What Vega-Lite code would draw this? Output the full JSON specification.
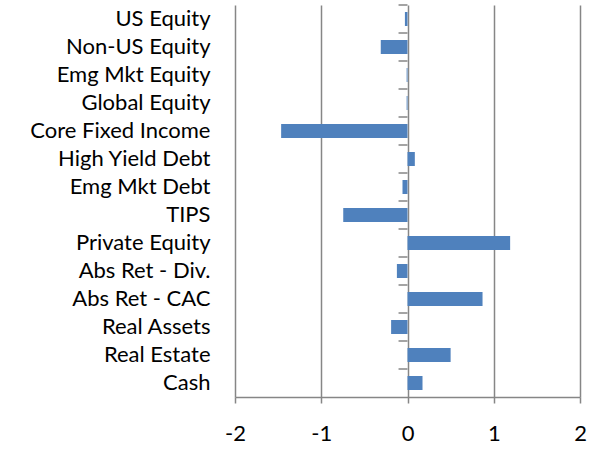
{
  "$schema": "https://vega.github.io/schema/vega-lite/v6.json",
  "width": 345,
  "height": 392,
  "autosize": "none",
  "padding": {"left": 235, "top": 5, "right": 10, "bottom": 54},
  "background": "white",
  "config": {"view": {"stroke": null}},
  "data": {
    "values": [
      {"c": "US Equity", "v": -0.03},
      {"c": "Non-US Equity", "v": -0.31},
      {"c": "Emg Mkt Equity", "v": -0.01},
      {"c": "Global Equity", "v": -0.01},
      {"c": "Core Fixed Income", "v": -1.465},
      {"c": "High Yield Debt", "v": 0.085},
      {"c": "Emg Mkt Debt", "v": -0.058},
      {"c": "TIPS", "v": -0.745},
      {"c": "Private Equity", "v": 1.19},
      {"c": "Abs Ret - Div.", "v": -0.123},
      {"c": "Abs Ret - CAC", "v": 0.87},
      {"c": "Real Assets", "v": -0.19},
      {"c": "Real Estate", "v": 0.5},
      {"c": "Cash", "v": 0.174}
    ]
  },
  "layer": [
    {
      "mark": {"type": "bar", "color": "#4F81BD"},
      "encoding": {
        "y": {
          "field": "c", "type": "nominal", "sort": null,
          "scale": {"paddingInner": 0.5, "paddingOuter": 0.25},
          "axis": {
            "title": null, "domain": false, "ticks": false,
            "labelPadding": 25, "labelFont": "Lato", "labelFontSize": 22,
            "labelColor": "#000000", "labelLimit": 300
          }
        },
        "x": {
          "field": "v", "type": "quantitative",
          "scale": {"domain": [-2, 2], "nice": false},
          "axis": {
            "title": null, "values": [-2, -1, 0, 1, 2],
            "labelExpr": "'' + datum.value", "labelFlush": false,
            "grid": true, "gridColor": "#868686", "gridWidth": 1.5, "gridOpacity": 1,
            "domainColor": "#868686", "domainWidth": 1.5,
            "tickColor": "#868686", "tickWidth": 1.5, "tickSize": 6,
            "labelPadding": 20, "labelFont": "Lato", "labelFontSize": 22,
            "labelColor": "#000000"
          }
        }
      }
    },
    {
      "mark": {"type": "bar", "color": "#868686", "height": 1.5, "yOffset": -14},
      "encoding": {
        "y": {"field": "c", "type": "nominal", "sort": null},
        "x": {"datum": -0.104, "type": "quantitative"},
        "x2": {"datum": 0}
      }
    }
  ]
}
====
Copy out each line exactly, without the pictures.

» Result of this task:
What Vega-Lite code would draw this? Output the full JSON specification.
{
  "$schema": "https://vega.github.io/schema/vega-lite/v6.json",
  "width": 345,
  "height": 392,
  "autosize": "none",
  "padding": {"left": 235, "top": 5, "right": 10, "bottom": 54},
  "background": "white",
  "config": {"view": {"stroke": null}},
  "data": {
    "values": [
      {"c": "US Equity", "v": -0.03},
      {"c": "Non-US Equity", "v": -0.31},
      {"c": "Emg Mkt Equity", "v": -0.01},
      {"c": "Global Equity", "v": -0.01},
      {"c": "Core Fixed Income", "v": -1.465},
      {"c": "High Yield Debt", "v": 0.085},
      {"c": "Emg Mkt Debt", "v": -0.058},
      {"c": "TIPS", "v": -0.745},
      {"c": "Private Equity", "v": 1.19},
      {"c": "Abs Ret - Div.", "v": -0.123},
      {"c": "Abs Ret - CAC", "v": 0.87},
      {"c": "Real Assets", "v": -0.19},
      {"c": "Real Estate", "v": 0.5},
      {"c": "Cash", "v": 0.174}
    ]
  },
  "layer": [
    {
      "mark": {"type": "bar", "color": "#4F81BD"},
      "encoding": {
        "y": {
          "field": "c", "type": "nominal", "sort": null,
          "scale": {"paddingInner": 0.5, "paddingOuter": 0.25},
          "axis": {
            "title": null, "domain": false, "ticks": false,
            "labelPadding": 25, "labelFont": "Lato", "labelFontSize": 22,
            "labelColor": "#000000", "labelLimit": 300
          }
        },
        "x": {
          "field": "v", "type": "quantitative",
          "scale": {"domain": [-2, 2], "nice": false},
          "axis": {
            "title": null, "values": [-2, -1, 0, 1, 2],
            "labelExpr": "'' + datum.value", "labelFlush": false,
            "grid": true, "gridColor": "#868686", "gridWidth": 1.5, "gridOpacity": 1,
            "domainColor": "#868686", "domainWidth": 1.5,
            "tickColor": "#868686", "tickWidth": 1.5, "tickSize": 6,
            "labelPadding": 20, "labelFont": "Lato", "labelFontSize": 22,
            "labelColor": "#000000"
          }
        }
      }
    },
    {
      "mark": {"type": "bar", "color": "#868686", "height": 1.5, "yOffset": -14},
      "encoding": {
        "y": {"field": "c", "type": "nominal", "sort": null},
        "x": {"datum": -0.104, "type": "quantitative"},
        "x2": {"datum": 0}
      }
    }
  ]
}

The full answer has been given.